Non-Volatile Memory

Trans-Conductance

The transconductance of V-NAND devices shows complex device-to-device variability. This variability originates from the formation of silicon grains with varying crystal orientation in the conducting channel layer of the macaroni structure as well as from discrete traps.

Sophisticated modeling is used to explain the state-of-the-art experimental observations on V-NAND structures. The dependence of the carrier mobility on the grain orientation, mechanical stress, and gate bias, as well as increased scattering at the grain boundaries are considered to accurately model the on-current variability. Barrier hopping at the grain boundary is used to explain the temperature dependence of the on-state current when grains are present. Discrete traps at the grain boundaries are included to model the sub-threshold swing degradation.

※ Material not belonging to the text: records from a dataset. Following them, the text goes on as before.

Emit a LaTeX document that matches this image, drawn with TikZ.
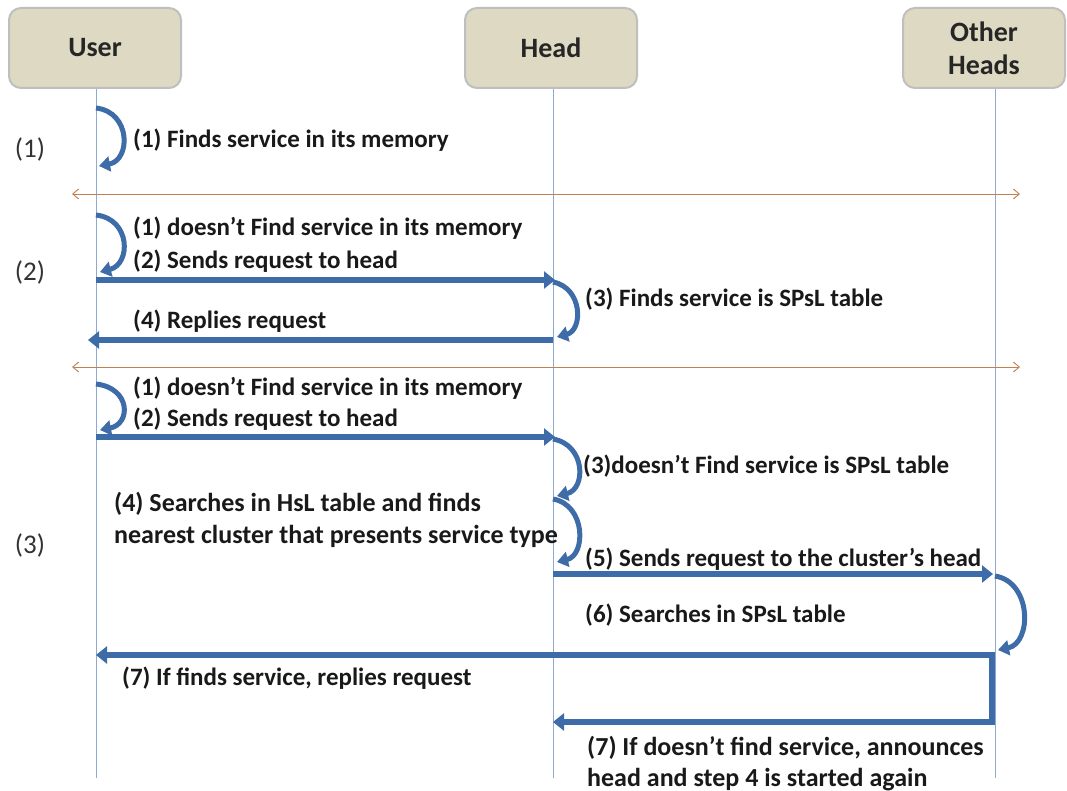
\documentclass[tikz,border=0pt]{standalone}
\usepackage{fontspec}
\setmainfont{Carlito}
\usetikzlibrary{arrows.meta}
\definecolor{boxfill}{HTML}{DDD9C3}
\definecolor{boxdraw}{HTML}{BFBFBF}
\definecolor{life}{HTML}{8FAAD0}
\definecolor{sep}{HTML}{C08050}
\definecolor{arr}{HTML}{3D6CA8}
\begin{document}
\begin{tikzpicture}[x=1pt,y=-1pt,
  actor/.style={draw=boxdraw, line width=2pt, fill=boxfill, rounded corners=12pt,
    minimum height=80pt, font=\fontsize{28}{33}\selectfont\bfseries, align=center, text=black!85},
  lbl/.style={anchor=base west, font=\fontsize{25}{28}\selectfont\bfseries, inner sep=0pt, text=black!90},
  lblwide/.style={anchor=base west, font=\fontsize{26}{28}\selectfont\bfseries, inner sep=0pt, text=black!90},
  sec/.style={anchor=center, font=\fontsize{27}{30}\selectfont, inner sep=0pt, text=black!80},
  lifeline/.style={draw=life, line width=0.8pt},
  seppline/.style={draw=sep, line width=0.9pt, {Straight Barb[length=6pt,width=10pt]}-{Straight Barb[length=6pt,width=10pt]}},
  loop/.style={draw=arr, line width=5pt, -{Triangle[length=11pt,width=15pt]}},
  msg/.style={draw=arr, line width=6.5pt, -{Triangle[length=11pt,width=17pt]}}
]
\useasboundingbox (0,0) rectangle (1067,791);

% actors
\node[actor, minimum width=172pt] (user) at (95,48) {User};
\node[actor, minimum width=172pt] (head) at (551,48) {Head};
\node[actor, minimum width=162pt] (other) at (984,48) {Other\\Heads};

% lifelines
\coordinate (uend) at (96,778);
\coordinate (hend) at (553,778);
\coordinate (oend) at (995,778);
\draw[lifeline] (user.south -| uend) -- (uend);
\draw[lifeline] (head.south -| hend) -- (hend);
\draw[lifeline] (other.south -| oend) -- (oend);

% section labels
\node[sec] (s1) at (30,150) {(1)};
\node[sec] (s2) at (30,272) {(2)};
\node[sec] (s3) at (30,545) {(3)};

% separators
\coordinate (sepL1) at (72,194);
\coordinate (sepR1) at (1020,194);
\coordinate (sepL2) at (72,367);
\coordinate (sepR2) at (1020,367);
\draw[seppline] (sepL1) -- (sepR1);
\draw[seppline] (sepL2) -- (sepR2);

% ---- section 1
\coordinate (u1a) at (96,108);
\coordinate (u1b) at (99,166);
\draw[loop] (u1a) .. controls (131,112) and (131,160) .. (u1b);
\node[lbl] (t11) at (133,148) {(1) Finds service in its memory};

% ---- section 2
\coordinate (u2a) at (96,215);
\coordinate (u2b) at (100,272);
\draw[loop] (u2a) .. controls (131,219) and (131,264) .. (u2b);
\node[lbl] (t21) at (133,236) {(1) doesn’t Find service in its memory};
\node[lbl] (t22) at (133,269) {(2) Sends request to head};
\coordinate (u2c) at (96,280);
\coordinate (h2c) at (555,280);
\draw[msg] (u2c) -- (h2c);
\coordinate (h2a) at (553,282);
\coordinate (h2b) at (557,337);
\draw[loop] (h2a) .. controls (583,288) and (583,330) .. (h2b);
\node[lbl] (t23) at (585,306) {(3) Finds service is SPsL table};
\coordinate (h2d) at (553,340);
\coordinate (u2d) at (88,340);
\draw[msg] (h2d) -- (u2d);
\node[lbl] (t24) at (133,328) {(4) Replies request};

% ---- section 3
\coordinate (u3a) at (96,384);
\coordinate (u3b) at (100,430);
\draw[loop] (u3a) .. controls (131,388) and (131,424) .. (u3b);
\node[lbl] (t31) at (133,395) {(1) doesn’t Find service in its memory};
\node[lbl] (t32) at (133,426) {(2) Sends request to head};
\coordinate (u3c) at (96,437);
\coordinate (h3c) at (555,437);
\draw[msg] (u3c) -- (h3c);
\coordinate (h3a) at (553,439);
\coordinate (h3b) at (557,496);
\draw[loop] (h3a) .. controls (586,445) and (586,489) .. (h3b);
\node[lbl] (t33) at (583,473) {(3)doesn’t Find service is SPsL table};
\coordinate (h3d) at (553,499);
\coordinate (h3e) at (557,562);
\draw[loop] (h3d) .. controls (586,505) and (586,555) .. (h3e);
\node[lblwide] (t34) at (114,511) {(4) Searches in HsL table and finds};
\node[lblwide] (t35) at (114,543) {nearest cluster that presents service type};
\coordinate (h3f) at (553,574);
\coordinate (o3f) at (993,574);
\draw[msg] (h3f) -- (o3f);
\node[lbl] (t36) at (585,566) {(5) Sends request to the cluster’s head};
\coordinate (o3a) at (995,576);
\coordinate (o3b) at (998,650);
\draw[loop] (o3a) .. controls (1032,582) and (1032,643) .. (o3b);
\node[lbl] (t37) at (585,622) {(6) Searches in SPsL table};
\coordinate (o3g) at (995,655);
\coordinate (u3g) at (96,655);
\draw[msg] (o3g) -- (u3g);
\node[lbl] (t38) at (122,685) {(7) If finds service, replies request};
\coordinate (o3h) at (992,652);
\coordinate (o3k) at (992,722);
\coordinate (h3k) at (553,722);
\draw[msg] (o3h) -- (o3k) -- (h3k);
\node[lblwide] (t39) at (587,755) {(7) If doesn’t find service, announces};
\node[lblwide] (t40) at (587,786) {head and step 4 is started again};
\end{tikzpicture}
\end{document}
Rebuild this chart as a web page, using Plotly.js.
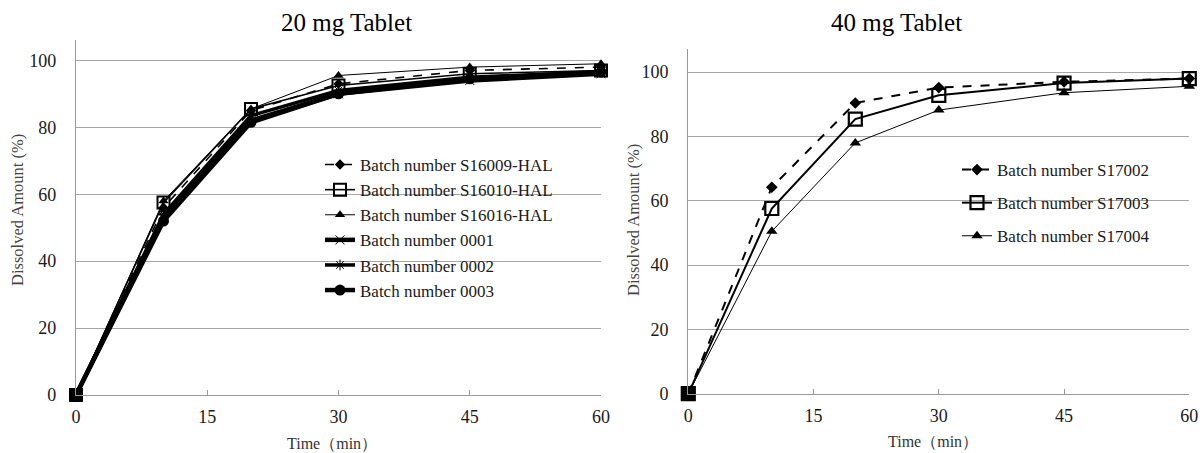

Time-zero-variability as well as time dependent variability are captured in the physical models of GTS Minimos-NT and can be conveniently used in large scale statistical studies using the infrastructure provided by GTS Framework.

Random Telegraph Noise

In addition to impacting the transconductance behavior, the charging and discharging of point defects in the poly-grain channel gives rise to random telegraph signals that impact the readout reliability of the devices. The GTS 3D TCAD simulator can efficiently determine the regions of increased vulnerability to traps in a device using a linear response method. It has been successfully used to model and explain large single-trap charge-induced VT-shifts obtained by measurements of GAA-VNAND devices.

Memory Operation

GTS Software is actively used for the simulation of the charging dynamics of flash memory technologies, both state-of-the-art and path-finding. GTS Minimos-NT offers physical models for various charge storage layers, including simple metal floating gates, NOR Flash polysilicon layers, and SONOS trapping layers.

Quantum mechanical tunneling through insulators can be calculated on realistic complex 3D geometries using the flexible and robust tunnel path placement algorithms.

GTS Minimos-NT features a state-of-the art dedicated model set for SONOS charge trapping layer dynamics consisting of

1. a description of the free carrier motion in the trapping layer as a field-dependent hopping transport
2. a non-uniform distribution of electrically active traps inside the trapping layer
3. a dedicated trap to band tunneling emission model

Using this model set, GTS Framework quantitatively predicts experimental ISPP, ISPE, and retention data with one common parameter set, accurately capturing the dependence of the program dynamics on the voltage of the control gate.

Cycling Degradation

Transconductance and charge trapping layer models can be combined with versatile and predictive oxide degradation models (insulator charging at point defects, trap-assisted tunneling) to describe non-ideal effects including increased retention loss and charge accumulation in the tunnel oxide. For the analysis of time-dependent variability and single-events, GTS Framework offers an advanced kinetic Monte Carlo engine.